Fogarty had some experience working with startups in Silicon Valley and knew that if something took off that quickly, it was worth scaling. Almost immediately, the show became a jumping point for a podcasting network. “One of the biggest advantages of a network is that the shows can help each other. They can cross-promote,” she says. “You can help each other drive traffic and grow.”

And so, the Quick and Dirty Tips network was born.

“I don’t want to glamorize overwork because I’m very conscientious of having a balanced life now, and not overworking, but during that time, I did.”

There had been two options for developing content: vertically or horizontally. With a vertical setup, Fogarty would have created more grammar shows in a variety of different languages and formats. But Fogarty opted to grow horizontally and create shows about different topics, all following the same format: “They’re short scripted shows that help you do something better… [with] one piece of actionable advice, every week, from an expert.”

Participating in podcast networks is now a no-brainer tactic for scaling, but at the time, she was a trailblazer—and she is continuing to reap the benefits of following her instinct. Currently, there are 10 shows in the network, including Modern Mentor and Get Fit Guy. Many of them saw similar success to Grammar Girl; shows like Money Girl and Nutrition Diva have been on the network since the beginning and continue to publish episodes and gain audiences.

Shortly after setting up Quick and Dirty Tips, Fogarty partnered with Macmillan Publishing to help run the network. They also offered her a book deal. “It was a whirlwind,” she says. “I think I was incredibly lucky but I also worked very, very hard. I didn’t even take a weekend off for the first three years. I don’t want to glamorize overwork because I’m very conscientious of having a balanced life now, and not overworking, but during that time, I did.”
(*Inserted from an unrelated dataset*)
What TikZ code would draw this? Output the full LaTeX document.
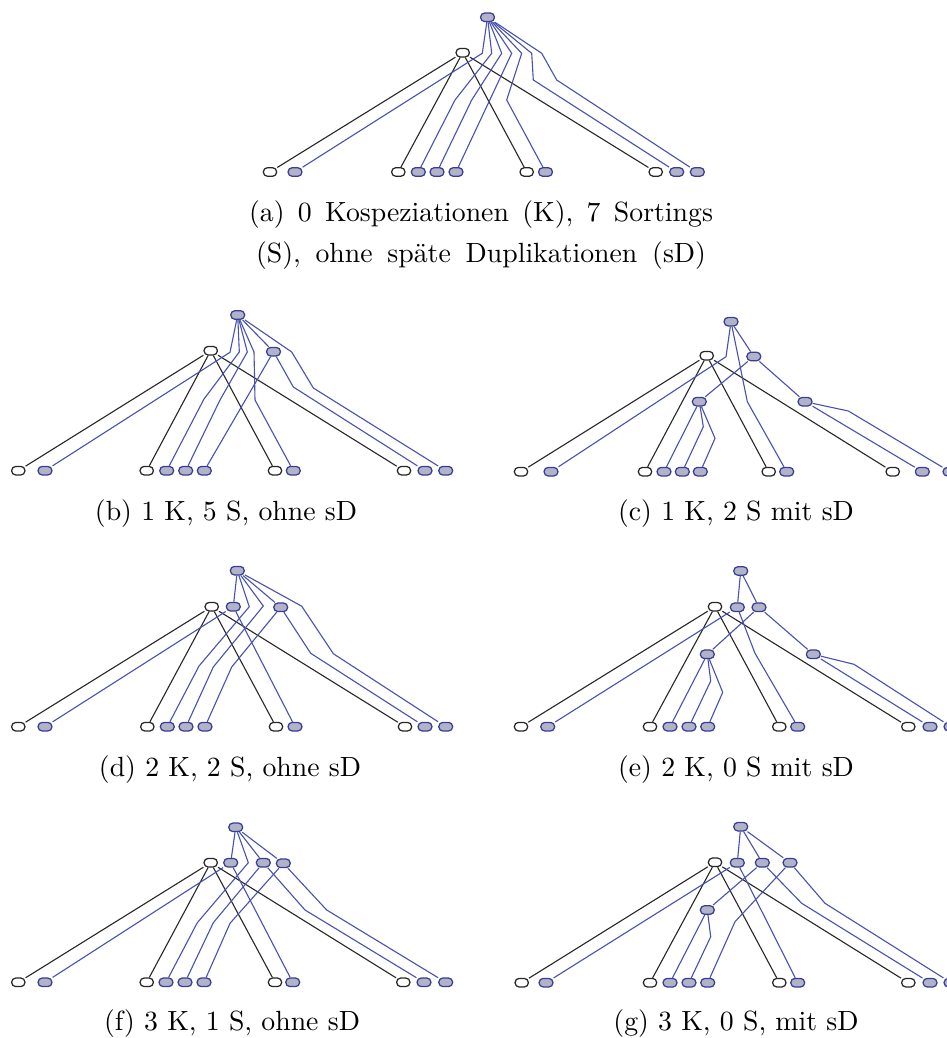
\documentclass[tikz,border=0pt]{standalone}
\usepackage{tikz}
\definecolor{genfill}{RGB}{178,178,200}
\definecolor{gendraw}{RGB}{55,62,150}
\definecolor{genlinie}{RGB}{72,82,178}
\definecolor{wirtlinie}{RGB}{40,40,40}
\begin{document}
\begin{tikzpicture}[x=0.36pt, y=-0.36pt,
    wirt/.style={draw=wirtlinie, fill=white, rounded corners=1.5pt, minimum width=4.8pt, minimum height=3.1pt, inner sep=0pt, line width=0.45pt},
    gen/.style={draw=gendraw, fill=genfill, rounded corners=1.5pt, minimum width=5pt, minimum height=3.1pt, inner sep=0pt, line width=0.45pt},
    wk/.style={wirtlinie, line width=0.4pt},
    gk/.style={genlinie, line width=0.4pt},
    titel/.style={font=\normalsize, anchor=base}]
    \useasboundingbox (0,0) rectangle (946,1038);
    % (a)
    \node[wirt] (aW) at (462.7,52.7) {};
    \node[gen] (aG) at (487.5,17.3) {};
    \node[wirt] (aw1) at (270,172) {};
    \node[wirt] (aw2) at (398.3,172) {};
    \node[wirt] (aw3) at (526.7,172) {};
    \node[wirt] (aw4) at (655.7,172) {};
    \node[gen] (ag1) at (295,172) {};
    \node[gen] (ag2) at (418.3,172) {};
    \node[gen] (ag3) at (437,172) {};
    \node[gen] (ag4) at (456,172) {};
    \node[gen] (ag5) at (545.5,172) {};
    \node[gen] (ag6) at (676.7,172) {};
    \node[gen] (ag7) at (697.3,172) {};
    \draw[wk] (aW) -- (aw1);
    \draw[wk] (aW) -- (aw2);
    \draw[wk] (aW) -- (aw3);
    \draw[wk] (aW) -- (aw4);
    \draw[gk] (aG) -- (482.3,53.3) -- (ag1);
    \draw[gk] (aG) -- (491.7,53.3) -- (455,100) -- (ag2);
    \draw[gk] (aG) -- (501.7,53.3) -- (471.7,100) -- (ag3);
    \draw[gk] (aG) -- (511.7,53.3) -- (ag4);
    \draw[gk] (aG) -- (521.7,53.3) -- (506.7,100) -- (ag5);
    \draw[gk] (aG) -- (531.7,53.3) -- (533.3,80) -- (ag6);
    \draw[gk] (aG) -- (541.7,53.3) -- (556.7,80) -- (ag7);
    \node[titel, align=center] (aT) at (481,263) {\makebox[167pt][s]{(a) 0 Kospeziationen (K), 7 Sortings}\\[3pt]\makebox[162pt][s]{(S), ohne späte Duplikationen (sD)}};
    % (b)
    \node[wirt] (bW) at (210.7,350.7) {};
    \node[gen] (bG) at (237.7,315) {};
    \node[gen] (bK1) at (273.5,351.7) {};
    \node[wirt] (bw1) at (18.3,470.7) {};
    \node[wirt] (bw2) at (146.7,470.7) {};
    \node[wirt] (bw3) at (275,470.7) {};
    \node[wirt] (bw4) at (404,470.7) {};
    \node[gen] (bg1) at (45,470.7) {};
    \node[gen] (bg2) at (166.7,470.7) {};
    \node[gen] (bg3) at (185.7,470.7) {};
    \node[gen] (bg4) at (204.3,470.7) {};
    \node[gen] (bg5) at (293.3,470.7) {};
    \node[gen] (bg6) at (425,470.7) {};
    \node[gen] (bg7) at (445.7,470.7) {};
    \draw[wk] (bW) -- (bw1);
    \draw[wk] (bW) -- (bw2);
    \draw[wk] (bW) -- (bw3);
    \draw[wk] (bW) -- (bw4);
    \draw[gk] (bG) -- (230,352.3) -- (bg1);
    \draw[gk] (bG) -- (239.3,352) -- (204,399) -- (bg2);
    \draw[gk] (bG) -- (247.3,352) -- (220,400) -- (bg3);
    \draw[gk] (bG) -- (bK1);
    \draw[gk] (bK1) -- (bg4);
    \draw[gk] (bG) -- (254,352) -- (255,400) -- (bg5);
    \draw[gk] (bK1) -- (293.3,387) -- (bg6);
    \draw[gk] (bG) -- (291.7,352) -- (313.3,388) -- (bg7);
    \node[titel] (bT) at (226,521) {(b) 1 K, 5 S, ohne sD};
    % (c)
    \node[wirt] (cW) at (706.7,355.7) {};
    \node[gen] (cG) at (731,321.7) {};
    \node[gen] (cK1) at (753.8,356.5) {};
    \node[gen] (cK2) at (699.3,401.7) {};
    \node[gen] (cK3) at (805,401.7) {};
    \node[wirt] (cw1) at (521,471.7) {};
    \node[wirt] (cw2) at (645,471.7) {};
    \node[wirt] (cw3) at (768.7,471.7) {};
    \node[wirt] (cw4) at (892.7,471.7) {};
    \node[gen] (cg1) at (551,471.7) {};
    \node[gen] (cg2) at (664,471.7) {};
    \node[gen] (cg3) at (682.3,471.7) {};
    \node[gen] (cg4) at (700.3,471.7) {};
    \node[gen] (cg5) at (786.7,471.7) {};
    \node[gen] (cg6) at (922.3,471.7) {};
    \node[gen] (cg7) at (950,471.7) {};
    \draw[wk] (cW) -- (cw1);
    \draw[wk] (cW) -- (cw2);
    \draw[wk] (cW) -- (cw3);
    \draw[wk] (cW) -- (cw4);
    \draw[gk] (cG) -- (726,356.7) -- (cg1);
    \draw[gk] (cG) -- (cK1);
    \draw[gk] (cG) -- (747.3,401.7) -- (cg5);
    \draw[gk] (cK1) -- (cK2);
    \draw[gk] (cK1) -- (cK3);
    \draw[gk] (cK2) -- (cg2);
    \draw[gk] (cK2) -- (703.3,426.7) -- (cg3);
    \draw[gk] (cK2) -- (715,438.3) -- (cg4);
    \draw[gk] (cK3) -- (cg6);
    \draw[gk] (cK3) -- (848.3,411) -- (cg7);
    \node[titel] (cT) at (736,521) {(c) 1 K, 2 S mit sD};
    % (d)
    \node[wirt] (dW) at (211.7,606.7) {};
    \node[gen] (dG) at (237.3,570.7) {};
    \node[gen] (dK1) at (233.3,606.7) {};
    \node[gen] (dK2) at (280.7,607.3) {};
    \node[wirt] (dw1) at (18.3,726.7) {};
    \node[wirt] (dw2) at (147.3,726.7) {};
    \node[wirt] (dw3) at (276,726.7) {};
    \node[wirt] (dw4) at (405,726.7) {};
    \node[gen] (dg1) at (45,726.7) {};
    \node[gen] (dg2) at (167.3,726.7) {};
    \node[gen] (dg3) at (186,726.7) {};
    \node[gen] (dg4) at (205,726.7) {};
    \node[gen] (dg5) at (295,726.7) {};
    \node[gen] (dg6) at (425,726.7) {};
    \node[gen] (dg7) at (445.7,726.7) {};
    \draw[wk] (dW) -- (dw1);
    \draw[wk] (dW) -- (dw2);
    \draw[wk] (dW) -- (dw3);
    \draw[wk] (dW) -- (dw4);
    \draw[gk] (dG) -- (dK1);
    \draw[gk] (dK1) -- (dg1);
    \draw[gk] (dK1) -- (dg5);
    \draw[gk] (dG) -- (249.3,606.7) -- (199,666) -- (dg2);
    \draw[gk] (dG) -- (263.3,606) -- (213.3,667) -- (dg3);
    \draw[gk] (dG) -- (dK2);
    \draw[gk] (dK2) -- (231.7,667) -- (dg4);
    \draw[gk] (dK2) -- (310.7,653.3) -- (dg6);
    \draw[gk] (dG) -- (301.7,606.2) -- (333.3,653.7) -- (dg7);
    \node[titel] (dT) at (230,776) {(d) 2 K, 2 S, ohne sD};
    % (e)
    \node[wirt] (eW) at (715,606.7) {};
    \node[gen] (eG) at (740.7,571) {};
    \node[gen] (eK1) at (737.3,607.3) {};
    \node[gen] (eK2) at (759,607.3) {};
    \node[gen] (eK3) at (707.3,654.3) {};
    \node[gen] (eK4) at (813.3,654.3) {};
    \node[wirt] (ew1) at (521,726.7) {};
    \node[wirt] (ew2) at (650,726.7) {};
    \node[wirt] (ew3) at (779.3,726.7) {};
    \node[wirt] (ew4) at (908.3,726.7) {};
    \node[gen] (eg1) at (547.7,726.7) {};
    \node[gen] (eg2) at (670,726.7) {};
    \node[gen] (eg3) at (689,726.7) {};
    \node[gen] (eg4) at (707.7,726.7) {};
    \node[gen] (eg5) at (797.7,726.7) {};
    \node[gen] (eg6) at (930,726.7) {};
    \node[gen] (eg7) at (951,726.7) {};
    \draw[wk] (eW) -- (ew1);
    \draw[wk] (eW) -- (ew2);
    \draw[wk] (eW) -- (ew3);
    \draw[wk] (eW) -- (ew4);
    \draw[gk] (eG) -- (eK1);
    \draw[gk] (eG) -- (eK2);
    \draw[gk] (eK1) -- (eg1);
    \draw[gk] (eK1) -- (755,653.3) -- (eg5);
    \draw[gk] (eK2) -- (eK3);
    \draw[gk] (eK2) -- (eK4);
    \draw[gk] (eK3) -- (eg2);
    \draw[gk] (eK3) -- (710.7,681) -- (eg3);
    \draw[gk] (eK3) -- (722.7,692.3) -- (eg4);
    \draw[gk] (eK4) -- (eg6);
    \draw[gk] (eK4) -- (854,664.3) -- (eg7);
    \node[titel] (eT) at (736,776) {(e) 2 K, 0 S mit sD};
    % (f)
    \node[wirt] (fW) at (210.7,862.7) {};
    \node[gen] (fG) at (235.7,827.3) {};
    \node[gen] (fK1) at (230.7,862.7) {};
    \node[gen] (fK2) at (263.3,862.7) {};
    \node[gen] (fK3) at (283.3,863.3) {};
    \node[wirt] (fw1) at (18.3,982.3) {};
    \node[wirt] (fw2) at (146.7,982.3) {};
    \node[wirt] (fw3) at (275,982.3) {};
    \node[wirt] (fw4) at (403.3,982.3) {};
    \node[gen] (fg1) at (45,982.3) {};
    \node[gen] (fg2) at (166,982.3) {};
    \node[gen] (fg3) at (185,982.3) {};
    \node[gen] (fg4) at (204,982.3) {};
    \node[gen] (fg5) at (292.7,982.3) {};
    \node[gen] (fg6) at (424,982.3) {};
    \node[gen] (fg7) at (445.7,982.3) {};
    \draw[wk] (fW) -- (fw1);
    \draw[wk] (fW) -- (fw2);
    \draw[wk] (fW) -- (fw3);
    \draw[wk] (fW) -- (fw4);
    \draw[gk] (fG) -- (fK1);
    \draw[gk] (fG) -- (fK2);
    \draw[gk] (fG) -- (fK3);
    \draw[gk] (fG) -- (248.3,862.7) -- (197.3,922.7) -- (fg2);
    \draw[gk] (fK1) -- (fg1);
    \draw[gk] (fK1) -- (fg5);
    \draw[gk] (fK2) -- (213.3,922.7) -- (fg3);
    \draw[gk] (fK2) -- (305,910) -- (fg6);
    \draw[gk] (fK3) -- (230,923.3) -- (fg4);
    \draw[gk] (fK3) -- (326.7,910) -- (fg7);
    \node[titel] (fT) at (232,1030) {(f) 3 K, 1 S, ohne sD};
    % (g)
    \node[wirt] (gW) at (715,862.3) {};
    \node[gen] (gG) at (740.7,826.7) {};
    \node[gen] (gK1) at (737.3,862.7) {};
    \node[gen] (gK2) at (762.3,862.7) {};
    \node[gen] (gK3) at (790,862.7) {};
    \node[gen] (gK4) at (707.3,910) {};
    \node[wirt] (gw1) at (521.7,982.7) {};
    \node[wirt] (gw2) at (650,982.7) {};
    \node[wirt] (gw3) at (779.3,982.7) {};
    \node[wirt] (gw4) at (908.3,982.7) {};
    \node[gen] (gg1) at (546,982.7) {};
    \node[gen] (gg2) at (670,982.7) {};
    \node[gen] (gg3) at (689,982.7) {};
    \node[gen] (gg4) at (707.7,982.7) {};
    \node[gen] (gg5) at (797.7,982.7) {};
    \node[gen] (gg6) at (930,982.7) {};
    \node[gen] (gg7) at (951,982.7) {};
    \draw[wk] (gW) -- (gw1);
    \draw[wk] (gW) -- (gw2);
    \draw[wk] (gW) -- (gw3);
    \draw[wk] (gW) -- (gw4);
    \draw[gk] (gG) -- (gK1);
    \draw[gk] (gG) -- (gK2);
    \draw[gk] (gG) -- (gK3);
    \draw[gk] (gK1) -- (gg1);
    \draw[gk] (gK1) -- (gg5);
    \draw[gk] (gK2) -- (gK4);
    \draw[gk] (gK2) -- (801.7,903.3) -- (gg6);
    \draw[gk] (gK3) -- (735,921.7) -- (gg4);
    \draw[gk] (gK3) -- (825,903.3) -- (gg7);
    \draw[gk] (gK4) -- (gg2);
    \draw[gk] (gK4) -- (710.7,936.7) -- (gg3);
    \node[titel] (gT) at (736,1030) {(g) 3 K, 0 S, mit sD};
\end{tikzpicture}
\end{document}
Fogarty has written several books since then, and has also developed a Grammar Girl card game and iOS game.

As for the Grammar Girl podcast, the show continues to publish weekly episodes running about 15 minutes in length. She’s still the host, but guest writers do occasional segments to help keep the ideas fresh. A producer and editor now support her in production, but Fogarty still records in her “home studio,” which is just her walk-in closet. (Podcasters that didn’t start in 2005 and reach Oprah-level success might be thinking right now that their podcast closet studios don’t offer any room for walking.)

Fogarty filming a LinkedIn Learning course in her home

Meanwhile, the Quick and Dirty Tips network continues to grow. “One of the things that is unusual is that the content is all evergreen—we get a lot of listens from our archive shows, more than most networks,” she says. As they look ahead, the network is selling ads on archived episodes and sees them as an opportunity for additional growth.

Fogarty says she’s thankful for her partnership with Macmillan, which has provided some stability for her network. Looking at the current landscape, she knows that there are many networks podcasters can pitch and that the scene has changed significantly from her initial days. Being part of a network is more important now than it was when she started. “You can still, absolutely, go out on your own and be successful… but it’s harder than it used to be. There’s just so much more competition. You need the help at launch to get the word out.

Fogarty with Vice President of Macmillan Podcasts Kathy Doyle at the 2016 Podcast Movement conference when Fogarty was inducted into the Podcasting Hall of Fame—Photo by “someone at the bar”

For podcasters just starting out, Fogarty suggests pitching their show to networks before launching it themselves. “If you go out on your own and you’re not sure what you’re doing and it’s unsuccessful, it will make it a lot harder to sell yourself,” she explained. “But I don’t think there’s anything wrong with being independent either.”

Ultimately, it all depends on your goals. “If you’re doing it to try and make a living, then getting that boost from the network might be more important; versus if you’re doing it for the love of the topic or for the joy of podcasting… then being independent might be more fun.”

Although Fogarty’s story would be hard to replicate in today’s podcast climate, it’s a slice of podcast history that deserves to be remembered.